= Source data =
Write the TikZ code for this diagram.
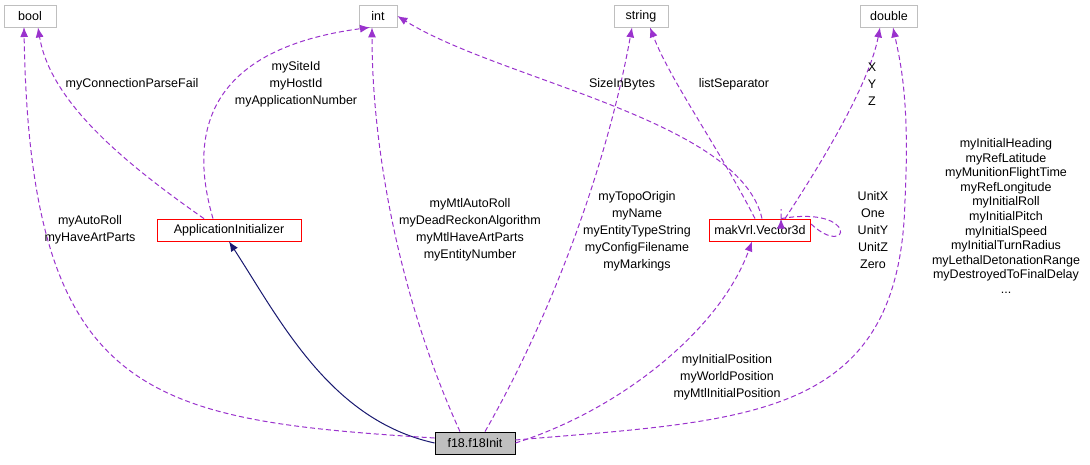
\documentclass[tikz,border=0pt]{standalone}
\usepackage{fontspec}
\setmainfont{Liberation Sans}
\usetikzlibrary{arrows.meta}
\definecolor{edgepurple}{rgb}{0.604, 0.196, 0.804}
\definecolor{edgenavy}{rgb}{0.098, 0.098, 0.439}
\definecolor{boxgray}{rgb}{0.749, 0.749, 0.749}
\tikzset{
  cls/.style={draw=boxgray, line width=0.8pt, fill=white, minimum height=22pt, inner xsep=5pt, font=\fontsize{12.5}{13}\selectfont},
  usage/.style={draw=edgepurple, line width=1pt, dash pattern=on 5pt off 3pt, -{Latex[length=10pt,width=8pt]}},
  inherit/.style={draw=edgenavy, line width=1pt, -{Latex[length=10pt,width=8pt]}},
  lbl/.style={align=center, font=\fontsize{12.5}{17}\selectfont}
}
\begin{document}
\begin{tikzpicture}[x=1pt, y=-1pt]
        \useasboundingbox (0, 0) rectangle (1090, 464);
        \node[cls, minimum width=52pt] (bool) at (30, 16) {bool};
        \node[cls, minimum width=38pt] (int) at (378, 16) {int};
        \node[cls, minimum width=54pt] (string) at (641, 16) {string};
        \node[cls, minimum width=57pt] (double) at (889, 16) {double};
        \node[cls, draw=red, minimum width=144pt] (appinit) at (229, 230) {ApplicationInitializer};
        \node[cls, draw=red, minimum width=93pt] (vector) at (760, 230) {makVrl.Vector3d};
        \node[cls, draw=black, fill=boxgray, minimum width=80pt] (f18) at (475, 443) {f18.f18Init};
        \coordinate (boolin) at (24, 27);
        % inheritance
        \draw[inherit] (f18.west) .. controls (330, 420) and (280, 320) .. (appinit.south);
        % member usage
        \draw[usage] ([yshift=5pt]f18.west) .. controls (150, 420) and (30, 400) .. (boolin);
        \draw[usage] ([xshift=-25pt]appinit.north) .. controls (120, 160) and (50, 100) .. ([xshift=8pt]bool.south);
        \draw[usage] ([xshift=-16pt]appinit.north) .. controls (190, 140) and (200, 50) .. ([xshift=-8pt]int.south);
        \draw[usage] ([xshift=-15pt]f18.north) .. controls (400, 300) and (372, 150) .. ([xshift=-6pt]int.south);
        \draw[usage] ([xshift=2pt]vector.north) .. controls (740, 120) and (500, 80) .. (int.east);
        \draw[usage] ([xshift=10pt]f18.north) .. controls (560, 300) and (610, 150) .. ([xshift=-9pt]string.south);
        \draw[usage] ([xshift=-5pt]vector.north) .. controls (720, 150) and (670, 80) .. ([xshift=9pt]string.south);
        \draw[usage] ([xshift=25pt]vector.north) .. controls (830, 150) and (870, 80) .. ([xshift=-9pt]double.south);
        \draw[usage] ([yshift=6pt]vector.east) .. controls (850, 260) and (860, 205) .. ([xshift=-30pt]vector.north east) ++(0, 0) -- ([xshift=-30pt, yshift=0pt]vector.north east);
        \draw[usage] (f18.east) .. controls (620, 410) and (720, 330) .. ([xshift=-8pt]vector.south);
        \draw[usage] ([yshift=3pt]f18.east) .. controls (750, 420) and (900, 420) .. (905, 200) .. controls (910, 100) and (900, 60) .. ([xshift=4pt]double.south);
        % labels
        \node[lbl] (l1) at (90, 230) {myAutoRoll\\myHaveArtParts};
        \node[lbl] (l2) at (132, 84) {myConnectionParseFail};
        \node[lbl] (l3) at (296, 84) {mySiteId\\myHostId\\myApplicationNumber};
        \node[lbl] (l4) at (470, 230) {myMtlAutoRoll\\myDeadReckonAlgorithm\\myMtlHaveArtParts\\myEntityNumber};
        \node[lbl] (l5) at (622, 84) {SizeInBytes};
        \node[lbl] (l6) at (734, 84) {listSeparator};
        \node[lbl] (l7) at (637, 231) {myTopoOrigin\\myName\\myEntityTypeString\\myConfigFilename\\myMarkings};
        \node[lbl] (l8) at (872, 84) {X\\Y\\Z};
        \node[lbl] (l9) at (873, 230) {UnitX\\One\\UnitY\\UnitZ\\Zero};
        \node[lbl] (l10) at (727, 377) {myInitialPosition\\myWorldPosition\\myMtlInitialPosition};
        \node[lbl, font=\fontsize{12.5}{14.6}\selectfont] (l11) at (1006, 216) {myInitialHeading\\myRefLatitude\\myMunitionFlightTime\\myRefLongitude\\myInitialRoll\\myInitialPitch\\myInitialSpeed\\myInitialTurnRadius\\myLethalDetonationRange\\myDestroyedToFinalDelay\\...};
      \end{tikzpicture}
\end{document}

= Task statement =
Repeat the data exactly, excluding the pictures.

= Reply =
Write the TikZ code for this diagram.
\documentclass[tikz,border=0pt]{standalone}
\usepackage{fontspec}
\setmainfont{Liberation Sans}
\usetikzlibrary{arrows.meta}
\definecolor{edgepurple}{rgb}{0.604, 0.196, 0.804}
\definecolor{edgenavy}{rgb}{0.098, 0.098, 0.439}
\definecolor{boxgray}{rgb}{0.749, 0.749, 0.749}
\tikzset{
  cls/.style={draw=boxgray, line width=0.8pt, fill=white, minimum height=22pt, inner xsep=5pt, font=\fontsize{12.5}{13}\selectfont},
  usage/.style={draw=edgepurple, line width=1pt, dash pattern=on 5pt off 3pt, -{Latex[length=10pt,width=8pt]}},
  inherit/.style={draw=edgenavy, line width=1pt, -{Latex[length=10pt,width=8pt]}},
  lbl/.style={align=center, font=\fontsize{12.5}{17}\selectfont}
}
\begin{document}
\begin{tikzpicture}[x=1pt, y=-1pt]
        \useasboundingbox (0, 0) rectangle (1090, 464);
        \node[cls, minimum width=52pt] (bool) at (30, 16) {bool};
        \node[cls, minimum width=38pt] (int) at (378, 16) {int};
        \node[cls, minimum width=54pt] (string) at (641, 16) {string};
        \node[cls, minimum width=57pt] (double) at (889, 16) {double};
        \node[cls, draw=red, minimum width=144pt] (appinit) at (229, 230) {ApplicationInitializer};
        \node[cls, draw=red, minimum width=93pt] (vector) at (760, 230) {makVrl.Vector3d};
        \node[cls, draw=black, fill=boxgray, minimum width=80pt] (f18) at (475, 443) {f18.f18Init};
        \coordinate (boolin) at (24, 27);
        % inheritance
        \draw[inherit] (f18.west) .. controls (330, 420) and (280, 320) .. (appinit.south);
        % member usage
        \draw[usage] ([yshift=5pt]f18.west) .. controls (150, 420) and (30, 400) .. (boolin);
        \draw[usage] ([xshift=-25pt]appinit.north) .. controls (120, 160) and (50, 100) .. ([xshift=8pt]bool.south);
        \draw[usage] ([xshift=-16pt]appinit.north) .. controls (190, 140) and (200, 50) .. ([xshift=-8pt]int.south);
        \draw[usage] ([xshift=-15pt]f18.north) .. controls (400, 300) and (372, 150) .. ([xshift=-6pt]int.south);
        \draw[usage] ([xshift=2pt]vector.north) .. controls (740, 120) and (500, 80) .. (int.east);
        \draw[usage] ([xshift=10pt]f18.north) .. controls (560, 300) and (610, 150) .. ([xshift=-9pt]string.south);
        \draw[usage] ([xshift=-5pt]vector.north) .. controls (720, 150) and (670, 80) .. ([xshift=9pt]string.south);
        \draw[usage] ([xshift=25pt]vector.north) .. controls (830, 150) and (870, 80) .. ([xshift=-9pt]double.south);
        \draw[usage] ([yshift=6pt]vector.east) .. controls (850, 260) and (860, 205) .. ([xshift=-30pt]vector.north east) ++(0, 0) -- ([xshift=-30pt, yshift=0pt]vector.north east);
        \draw[usage] (f18.east) .. controls (620, 410) and (720, 330) .. ([xshift=-8pt]vector.south);
        \draw[usage] ([yshift=3pt]f18.east) .. controls (750, 420) and (900, 420) .. (905, 200) .. controls (910, 100) and (900, 60) .. ([xshift=4pt]double.south);
        % labels
        \node[lbl] (l1) at (90, 230) {myAutoRoll\\myHaveArtParts};
        \node[lbl] (l2) at (132, 84) {myConnectionParseFail};
        \node[lbl] (l3) at (296, 84) {mySiteId\\myHostId\\myApplicationNumber};
        \node[lbl] (l4) at (470, 230) {myMtlAutoRoll\\myDeadReckonAlgorithm\\myMtlHaveArtParts\\myEntityNumber};
        \node[lbl] (l5) at (622, 84) {SizeInBytes};
        \node[lbl] (l6) at (734, 84) {listSeparator};
        \node[lbl] (l7) at (637, 231) {myTopoOrigin\\myName\\myEntityTypeString\\myConfigFilename\\myMarkings};
        \node[lbl] (l8) at (872, 84) {X\\Y\\Z};
        \node[lbl] (l9) at (873, 230) {UnitX\\One\\UnitY\\UnitZ\\Zero};
        \node[lbl] (l10) at (727, 377) {myInitialPosition\\myWorldPosition\\myMtlInitialPosition};
        \node[lbl, font=\fontsize{12.5}{14.6}\selectfont] (l11) at (1006, 216) {myInitialHeading\\myRefLatitude\\myMunitionFlightTime\\myRefLongitude\\myInitialRoll\\myInitialPitch\\myInitialSpeed\\myInitialTurnRadius\\myLethalDetonationRange\\myDestroyedToFinalDelay\\...};
      \end{tikzpicture}
\end{document}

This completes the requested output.